Heer Ranjha is one of the four popular tragic romances of the Punjab. The other three are Mirza Sahiba, Sassi Punnun and Sohni Mahiwal. There are several poetic narrations of the story, the most famous being ‘Heer’ by Waris Shah written in 1766. It tells the story of the love of Heer and her lover Ranjha. It starts with:
Awal-akhir naam Allah da lena, duja dos Muhammad Miran
Tija naun mat pita da lena, unha da chunga dudh sariran
Chautha naun an pani da lena, jis khave man banhe dhiran
Panjman naun Dharti Mata da lena, jis par kadam takiman
Chhewan naun Khwaja Pir da lena, jhul pilave thande niran
Satwan naun Guru Gorakhnath de lena, patal puje bhojan
Athwan naun lalanwale da lena, bande bande de tabaq janjiran
First and last, take the name of God; second, of the Great Muhammad, the prophet (of God)
Third, take the name of father and mother, on whose milk my body thrived
Fourth, take the name of bread and water, by eating which my heart is gladdened
Fifth, take the name of Mother Earth, on whom I place my feet.
Sixth, take the name of Khwaja (Khazir, the Saint), who gives me cold water to drink
Seventh, take the name of Guru Gorakh Nath who is worshiped with a platter of milk and rice
Eighth, take the name of Lalanwala who breaks the bonds and the chains of captives.
It is believed that in reality the original poem of Heer and Ranjha had a happy ending, but Waris Shah gave it the sad ending in his ‘Heer’. Thereby giving it the legendary status it now enjoys.
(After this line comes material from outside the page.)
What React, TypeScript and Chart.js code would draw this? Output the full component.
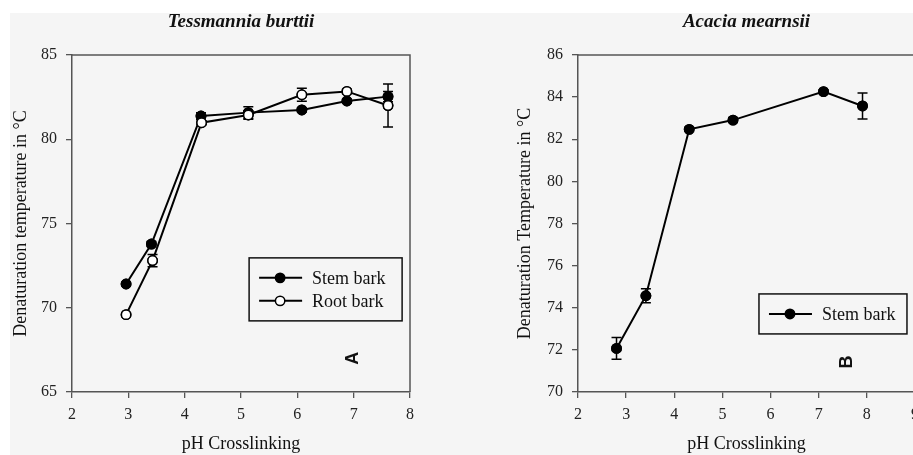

It is argued by Waris Shah in the beginning of his version that the story of Heer and Ranjha has a deeper connotation – the relentless quest of man (humans) for God. Heer and Ranjha are buried in Heer’s hometown, Jhang. Lovers and others often pay visits to their mausoleum. May be now I could visit Jhang!
Fast forward, present day. Vikram and Sheila both work as programmers with Microsoft, Gurgaon. They are deeply in love. Plan to marry. No issues from parents, relatives and friends. Marriage date fixed. They are returning late at night in their car from shopping. The car is stopped near Vikrampuri. A group stops them and pulls out Vikram from the car. They kill him and drag Sheila into their van. They gang rape her and throw her body in a ditch. She dies. Candles are lit at India gate. End of the story. I am not Shakespear or Waris Shah.
I wonder how posterity will remember this ‘love story’!